Task to carry out »
Retype exactly the lines from the line containing "What Plotly code" through the line containing "fig = go.Figure()", both included, and nothing more; skip the pictures.

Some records
========

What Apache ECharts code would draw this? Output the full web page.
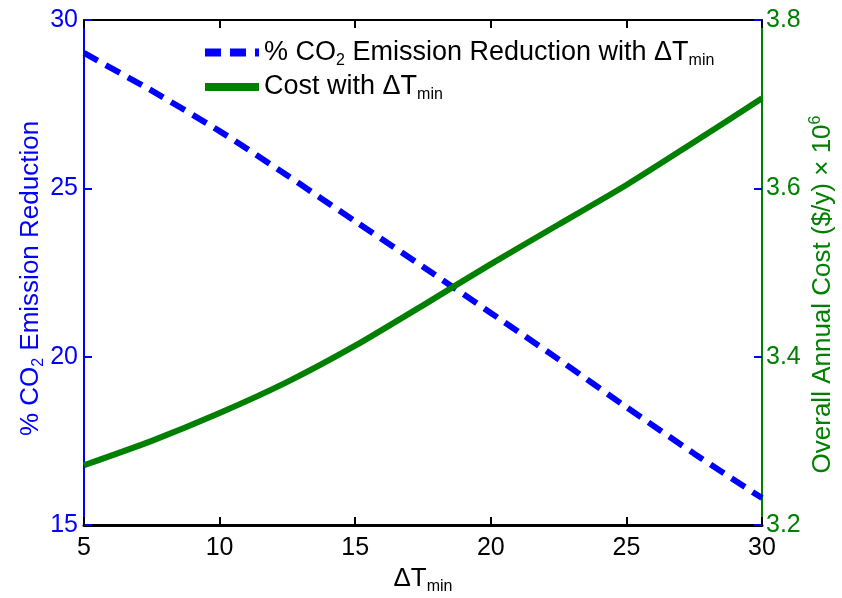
<!DOCTYPE html>
<html>
<head>
<meta charset="utf-8">
<script src="https://cdn.jsdelivr.net/npm/echarts@6/dist/echarts.min.js"></script>
<style>
  html, body { margin: 0; padding: 0; background: #fff; }
  #chart { width: 842px; height: 598px; }
</style>
</head>
<body>
<div id="chart"></div>
<script>
// ΔTmin values (x)
const dtMin = [5, 7.5, 10, 12.5, 15, 17.5, 20, 22.5, 25, 27.5, 30]
// % CO2 emission reduction (left axis)
const co2Reduction = [29.02, 27.9, 26.7, 25.38, 24.02, 22.67, 21.3, 19.92, 18.5, 17.12, 15.8]
// overall annual cost, x 10^6 $/y (right axis)
const annualCost = [3.271, 3.300, 3.333, 3.370, 3.413, 3.461, 3.510, 3.557, 3.604, 3.655, 3.707]

const xTicks = { min: 5, max: 30, interval: 5 }
const leftTicks = { min: 15, max: 30, interval: 5 }
const rightTicks = { min: 3.2, max: 3.8, interval: 0.2 }

const FONT = 'Liberation Sans, Arial, sans-serif'
const BLUE = '#0000ff'
const GREEN = '#007f00'

// sub/superscript styles for rich text
const richText = (color, size) => ({
  t: { fontFamily: FONT, fontSize: size, color: color },
  s: { fontFamily: FONT, fontSize: Math.round(size * 0.6), color: color, padding: [16, 0, 0, 0] },
  p: { fontFamily: FONT, fontSize: Math.round(size * 0.6), color: color, padding: [0, 0, 14, 0] }
})

const chart = echarts.init(document.getElementById('chart'))

const option = {
  animation: false,
  backgroundColor: '#fff',
  grid: { left: 84, right: 80, top: 20, bottom: 73, outerBoundsMode: 'none' },
  legend: {
    orient: 'vertical',
    left: 196,
    top: 34,
    itemWidth: 54,
    itemHeight: 16,
    itemGap: 5,
    data: ['co2', 'cost'],
    itemStyle: { opacity: 0 },
    lineStyle: { width: 8 },
    formatter: (name) => name === 'co2'
      ? '{t|% CO}{s|2}{t| Emission Reduction with ΔT}{s|min}'
      : '{t|Cost with ΔT}{s|min}',
    textStyle: { rich: richText('#000', 27) }
  },
  xAxis: [
    {
      type: 'value',
      min: xTicks.min, max: xTicks.max, interval: xTicks.interval,
      position: 'bottom',
      name: '{t|ΔT}{s|min}',
      nameLocation: 'middle',
      nameGap: 36,
      nameTextStyle: { rich: richText('#000', 26) },
      axisLine: { lineStyle: { color: '#000', width: 3 } },
      axisTick: { inside: true, length: 8, lineStyle: { color: '#000', width: 2 } },
      axisLabel: { color: '#000', fontSize: 25, fontFamily: FONT, margin: 11 },
      splitLine: { show: false }
    },
    {
      type: 'value',
      min: xTicks.min, max: xTicks.max, interval: xTicks.interval,
      position: 'top',
      axisLine: { lineStyle: { color: '#000', width: 2 } },
      axisTick: { inside: true, length: 8, lineStyle: { color: '#000', width: 2 } },
      axisLabel: { show: false },
      splitLine: { show: false }
    }
  ],
  yAxis: [
    {
      type: 'value',
      min: leftTicks.min, max: leftTicks.max, interval: leftTicks.interval,
      position: 'left',
      name: '{t|% CO}{s|2}{t| Emission Reduction}',
      nameLocation: 'middle',
      nameGap: 37,
      nameRotate: 90,
      nameMoveOverlap: false,
      nameTextStyle: { rich: richText(BLUE, 26), padding: [0, 12, 0, 0] },
      axisLine: { show: true, lineStyle: { color: BLUE, width: 2 } },
      axisTick: { show: true, inside: true, length: 8, lineStyle: { color: BLUE, width: 2 } },
      axisLabel: { color: BLUE, fontSize: 25, fontFamily: FONT, margin: 6 },
      splitLine: { show: false }
    },
    {
      type: 'value',
      min: rightTicks.min, max: rightTicks.max, interval: rightTicks.interval,
      position: 'right',
      name: '{t|Overall Annual Cost ($/y) × 10}{p|6}',
      nameLocation: 'middle',
      nameGap: 46,
      nameRotate: 90,
      nameMoveOverlap: false,
      nameTextStyle: { rich: richText(GREEN, 26), padding: [0, 44, 0, 0] },
      axisLine: { show: true, lineStyle: { color: GREEN, width: 2 } },
      axisTick: { show: true, inside: true, length: 8, lineStyle: { color: BLUE, width: 2 } },
      axisLabel: { color: GREEN, fontSize: 25, fontFamily: FONT, margin: 4, formatter: (v) => v.toFixed(1) },
      splitLine: { show: false }
    }
  ],
  series: [
    {
      name: 'co2',
      type: 'line',
      xAxisIndex: 0,
      yAxisIndex: 0,
      symbol: 'none',
      smooth: 0.2,
      lineStyle: { color: BLUE, width: 6, type: [16, 9] },
      itemStyle: { color: BLUE },
      data: dtMin.map((x, i) => [x, co2Reduction[i]])
    },
    {
      name: 'cost',
      type: 'line',
      xAxisIndex: 0,
      yAxisIndex: 1,
      symbol: 'none',
      smooth: 0.2,
      lineStyle: { color: GREEN, width: 6 },
      itemStyle: { color: GREEN },
      data: dtMin.map((x, i) => [x, annualCost[i]])
    }
  ]
}

chart.setOption(option)
</script>
</body>
</html>
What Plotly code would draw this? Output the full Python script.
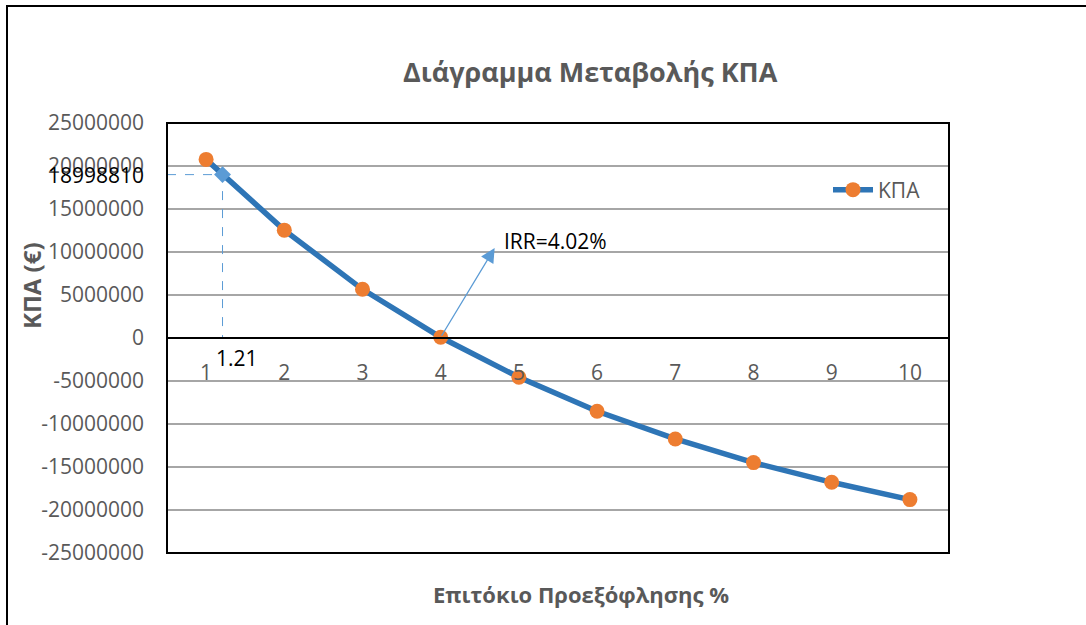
import plotly.graph_objects as go

# Discount rate (%) and net present value (€)
rates = [1, 2, 3, 4, 5, 6, 7, 8, 9, 10]
npv = [20770000, 12540000, 5660000, 90000, -4570000, -8520000,
       -11740000, -14490000, -16780000, -18790000]

# Highlighted point on the curve
mark_rate = 1.21
mark_npv = 18998810

# IRR label and arrow tip
irr_label = "IRR=4.02%"
irr_tip = (4.69, 10470000)

y_ticks = [25000000, 20000000, 15000000, 10000000, 5000000, 0,
           -5000000, -10000000, -15000000, -20000000, -25000000]
y_tick_text = [str(v) for v in y_ticks]

GRAY = "#595959"
FONT = "Open Sans"
W, H = 1086, 625
L, R, T, B = 167, 137, 123, 72
PW, PH = W - L - R, H - T - B


def px_x(p):
    return (p - L) / PW


def px_y(p):
    return (H - B - p) / PH


fig = go.Figure()

# dashed guides to the highlighted point
fig.add_trace(go.Scatter(
    x=[0.5, mark_rate, mark_rate], y=[mark_npv, mark_npv, 0],
    mode="lines", line=dict(color="#5b9bd5", width=1, dash="dash"),
    showlegend=False, hoverinfo="skip"))

fig.add_trace(go.Scatter(
    x=rates, y=npv, name="ΚΠΑ", mode="lines+markers",
    line=dict(color="#2e75b6", width=5.5),
    marker=dict(color="#ed7d31", size=15)))

fig.add_trace(go.Scatter(
    x=[mark_rate], y=[mark_npv], mode="markers",
    marker=dict(symbol="diamond", color="#5b9bd5", size=13),
    showlegend=False, hoverinfo="skip"))

fig.update_layout(
    width=W, height=H,
    margin=dict(l=L, r=R, t=T, b=B),
    paper_bgcolor="white", plot_bgcolor="white",
    font=dict(family=FONT, size=21, color=GRAY),
    xaxis=dict(range=[0.5, 10.5], tickvals=rates, ticktext=[str(r) for r in rates],
               anchor="free", position=0.5, showline=True, linecolor="black",
               linewidth=2, showgrid=False, zeroline=False, ticks="",
               ticklabelstandoff=16, layer="above traces",
               tickfont=dict(family=FONT, size=21, color=GRAY)),
    yaxis=dict(range=[-25000000, 25000000], tickvals=y_ticks, ticktext=y_tick_text,
               showgrid=True, gridcolor="#a6a6a6", gridwidth=1.5, zeroline=False,
               showline=False, ticks="", ticklabelstandoff=22,
               tickfont=dict(family=FONT, size=21, color=GRAY)),
    legend=dict(x=px_x(828), y=px_y(190), xanchor="left", yanchor="middle",
                bgcolor="rgba(0,0,0,0)", font=dict(family=FONT, size=21, color=GRAY),
                itemwidth=40),
    showlegend=True,
)

shapes = [
    # plot area frame
    dict(type="rect", xref="paper", yref="paper", x0=0, x1=1, y0=0, y1=1,
         line=dict(color="black", width=2), layer="above"),
    # chart frame
    dict(type="rect", xref="paper", yref="paper", x0=px_x(7), x1=px_x(1110),
         y0=px_y(650), y1=px_y(6), line=dict(color="black", width=2)),
]
fig.update_layout(shapes=shapes)

annotations = [
    dict(text="<b>Διάγραμμα Μεταβολής ΚΠΑ</b>", xref="paper", yref="paper",
         x=px_x(590), y=px_y(72), xanchor="center", yanchor="middle",
         showarrow=False, font=dict(family=FONT, size=27, color=GRAY)),
    dict(text="<b>ΚΠΑ (€)</b>", xref="paper", yref="paper", textangle=-90,
         x=px_x(31), y=px_y(286), xanchor="center", yanchor="middle",
         showarrow=False, font=dict(family=FONT, size=24, color=GRAY)),
    dict(text="<b>Επιτόκιο Προεξόφλησης %</b>", xref="paper", yref="paper",
         x=px_x(581), y=px_y(594), xanchor="center", yanchor="middle",
         showarrow=False, font=dict(family=FONT, size=22, color=GRAY)),
    # arrow from the IRR point up to its label
    dict(text="", x=irr_tip[0], y=irr_tip[1], xref="x", yref="y",
         ax=4, ay=npv[3], axref="x", ayref="y", showarrow=True,
         arrowhead=2, arrowsize=2.2, arrowwidth=1.3, arrowcolor="#5b9bd5"),
    dict(text=irr_label, x=irr_tip[0], y=irr_tip[1], xref="x", yref="y",
         xanchor="left", yanchor="middle", xshift=7, yshift=7, showarrow=False,
         font=dict(family=FONT, size=21, color="black")),
    dict(text=str(mark_npv), xref="paper", yref="y", x=px_x(146), y=mark_npv,
         xanchor="right", yanchor="middle", showarrow=False,
         font=dict(family=FONT, size=21, color="black")),
    dict(text=f"{mark_rate:.2f}", xref="x", yref="y", x=mark_rate, y=0,
         xanchor="left", yanchor="top", xshift=-9, yshift=-4, showarrow=False,
         font=dict(family=FONT, size=21, color="black")),
]
fig.update_layout(annotations=annotations)

fig.write_html("out.html")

========

Exercise answer »
What Plotly code would draw this? Output the full Python script.
import plotly.graph_objects as go

# Discount rate (%) and net present value (€)
rates = [1, 2, 3, 4, 5, 6, 7, 8, 9, 10]
npv = [20770000, 12540000, 5660000, 90000, -4570000, -8520000,
       -11740000, -14490000, -16780000, -18790000]

# Highlighted point on the curve
mark_rate = 1.21
mark_npv = 18998810

# IRR label and arrow tip
irr_label = "IRR=4.02%"
irr_tip = (4.69, 10470000)

y_ticks = [25000000, 20000000, 15000000, 10000000, 5000000, 0,
           -5000000, -10000000, -15000000, -20000000, -25000000]
y_tick_text = [str(v) for v in y_ticks]

GRAY = "#595959"
FONT = "Open Sans"
W, H = 1086, 625
L, R, T, B = 167, 137, 123, 72
PW, PH = W - L - R, H - T - B


def px_x(p):
    return (p - L) / PW


def px_y(p):
    return (H - B - p) / PH


fig = go.Figure()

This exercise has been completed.